Personally, I prefer real plants, as in with a stem, leafs etc...


----------



## fishofury (May 10, 2003)

Judazzz said:


> They look like those bastard Critters :laugh:
> 
> Personally, I prefer real plants, as in with a stem, leafs etc...


 eww... those look like crap or some kind of rollie polie


----------



## AzNxGuY2o9 (Jul 26, 2003)

ahhhh, i use to have a few of those, i forgot what they are called.

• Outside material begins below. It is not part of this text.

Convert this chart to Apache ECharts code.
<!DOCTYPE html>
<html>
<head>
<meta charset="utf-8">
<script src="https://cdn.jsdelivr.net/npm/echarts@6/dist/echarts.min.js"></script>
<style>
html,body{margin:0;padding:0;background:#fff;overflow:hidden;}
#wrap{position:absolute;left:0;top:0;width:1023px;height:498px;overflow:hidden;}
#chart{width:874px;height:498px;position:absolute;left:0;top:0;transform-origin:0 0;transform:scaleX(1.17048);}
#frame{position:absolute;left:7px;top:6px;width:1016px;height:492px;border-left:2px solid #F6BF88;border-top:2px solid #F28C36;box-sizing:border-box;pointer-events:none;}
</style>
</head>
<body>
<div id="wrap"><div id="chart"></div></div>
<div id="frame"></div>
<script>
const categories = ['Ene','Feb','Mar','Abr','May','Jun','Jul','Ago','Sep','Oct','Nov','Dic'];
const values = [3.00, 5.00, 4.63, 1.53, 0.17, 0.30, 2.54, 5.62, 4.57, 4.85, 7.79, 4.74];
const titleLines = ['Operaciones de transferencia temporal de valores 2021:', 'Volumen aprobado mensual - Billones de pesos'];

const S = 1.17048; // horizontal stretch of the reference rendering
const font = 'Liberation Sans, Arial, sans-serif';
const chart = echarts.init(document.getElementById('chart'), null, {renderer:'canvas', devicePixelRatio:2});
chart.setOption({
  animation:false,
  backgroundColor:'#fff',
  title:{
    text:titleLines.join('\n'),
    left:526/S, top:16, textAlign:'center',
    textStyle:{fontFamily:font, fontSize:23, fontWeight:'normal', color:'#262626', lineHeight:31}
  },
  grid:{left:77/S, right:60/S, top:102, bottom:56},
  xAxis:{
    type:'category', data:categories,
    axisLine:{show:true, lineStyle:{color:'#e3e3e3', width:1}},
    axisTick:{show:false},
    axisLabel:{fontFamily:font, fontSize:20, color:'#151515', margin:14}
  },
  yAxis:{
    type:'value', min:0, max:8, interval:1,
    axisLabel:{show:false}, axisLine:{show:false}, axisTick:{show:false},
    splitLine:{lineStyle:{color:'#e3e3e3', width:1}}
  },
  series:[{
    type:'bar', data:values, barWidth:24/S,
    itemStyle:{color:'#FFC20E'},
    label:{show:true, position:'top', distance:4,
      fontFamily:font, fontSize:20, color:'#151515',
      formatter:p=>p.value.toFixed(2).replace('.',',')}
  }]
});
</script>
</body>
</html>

they have a story behind them also


----------



## chriscool911 (Feb 8, 2004)

I got this plant with my rb and need no care at all. the only thing is sometime the food stick on it and hard to remove. I pay 3.50Can$ at my lfs


----------



## Methuzela (Apr 27, 2004)

i believe that is the amazonian turd plant


----------



## hyphen (Apr 4, 2004)

woah, those look fun, haha. i'd put some in my tank just fo rthe hell of it. i'm sure one of my plecos would enjoy it


----------



## hughie (Sep 7, 2003)

I have one of these coming tomorrow.

They position THEMSELVES in the area of the tank that has most light.
They also consume/absorb little particles of waste food.


----------